FIGS. 4-9 illustrate a few modifications of backer members having projections of a different configuration which are also suitable for the purpose of the present invention.
In accordance with the preferred embodiment of this invention, the backer underlaying the top sheet has a thickness approximately equal to that of the top sheet and an overall width greater than that of the combined height of the top sheet tabs and nailing indicia. Although the total width of the backer can be as wide as the top sheet; it is preferred for shingle weight considerations, handling and ease of installation, that the width of the backer be not more than that of the top sheet tabs plus one half the width of the headlap portion, most preferably not more than ¼th the width of the headlap portion. For the most convenient packaging and shipment of the present shingles, the extended projections of the backer should have a dimension convenient to nesting when the shingle units are packed back to back as shown in side view FIG. 10. Although the projections on the backer strip can extend up to the top of the headlap portion of the top sheet, a backer projection height of from about 0.5 to about 5 inches is recommended.
The laminated shingles described herein can have from 2 to 8 tabs of uniform or varying shape depending from a common headlap section; although from 4 to 6 tabs are preferred.
Although composite shingles consisting of two members have been illustrated, it is to be understood that the improved backer of this invention can also be employed with roofing shingle composites having three or more members.
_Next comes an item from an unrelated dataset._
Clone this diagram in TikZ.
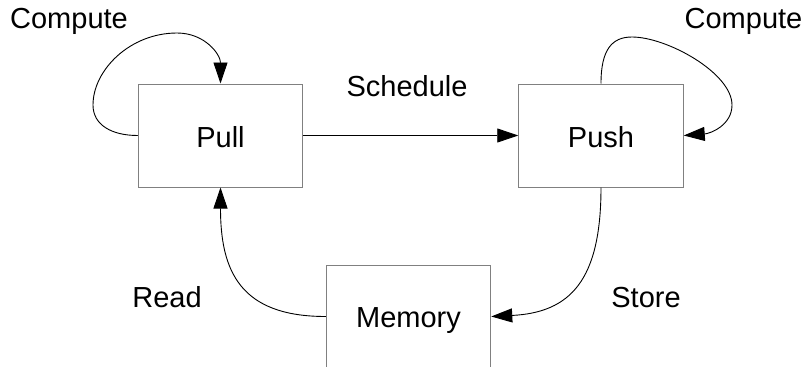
\documentclass[tikz,border=0pt]{standalone}
\usepackage{fontspec}
\setmainfont{Liberation Sans}
\usetikzlibrary{arrows.meta}
\begin{document}
\begin{tikzpicture}[x=1pt,y=-1pt,
  every node/.style={font=\fontsize{29}{34}\selectfont},
  unitbox/.style={draw=black!50,line width=1pt,minimum width=164.5pt,minimum height=103pt,inner sep=0pt},
  flow/.style={draw=black,line width=0.9pt,-{Triangle[length=21pt,width=14pt]}},
  lbl/.style={anchor=base,inner sep=0pt}]
\useasboundingbox (0,0) rectangle (804,367);
\clip (0,0) rectangle (804,367);

% processing units
\node[unitbox] (pull) at (220.5,135.5) {};
\node[unitbox] (push) at (601,135.5) {};
\node[unitbox] (mem)  at (408.5,316.5) {};

\node[lbl] (tpull) at (220.5,147) {Pull};
\node[lbl] (tpush) at (601,147) {Push};
\node[lbl] (tmem)  at (408.5,327) {Memory};

% edge labels
\node[lbl] (lcl) at (69,28) {Compute};
\node[lbl] (lcr) at (743.5,28) {Compute};
\node[lbl] (lsc) at (407,96) {Schedule};
\node[lbl] (lrd) at (167,307) {Read};
\node[lbl] (lst) at (646,307) {Store};

% waypoints of the self loops
\coordinate (pa) at (93,105);
\coordinate (pb) at (177,33);
\coordinate (qa) at (632,37);
\coordinate (qb) at (732,105);

% compute loop on Pull
\draw[flow] (pull.west) .. controls +(-26,0) and +(0,20) .. (pa)
  .. controls +(0,-35) and +(-47,0) .. (pb)
  .. controls +(28,0) and +(0,-29) .. (pull.north);

% compute loop on Push
\draw[flow] (push.north) .. controls +(0,-34) and +(-20,0) .. (qa)
  .. controls +(35,0) and +(0,-32) .. (qb)
  .. controls +(0,20) and +(27,-2) .. (push.east);

% schedule
\draw[flow] (pull.east) -- (push.west);

% read and store
\draw[flow] (mem.west) .. controls +(-86,0) and +(0,83) .. (pull.south);
\draw[flow] (push.south) .. controls +(0,93) and +(79,-4) .. (mem.east);
\end{tikzpicture}
\end{document}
The present shingle units can be manufactured by conventional processes where only the cutting pattern is modified. Such a method of manufacture is shown in U.S. Pat. No. 4,233,100, the teaching of which is incorporated herein.
It is to be understood that many modifications and substitutions can be made in the above description and disclosure without departing from the scope of this invention. For example the present backers can be employed in multi-membrane siding applications or membrane attachment applications where adhesive is employed in place of nails.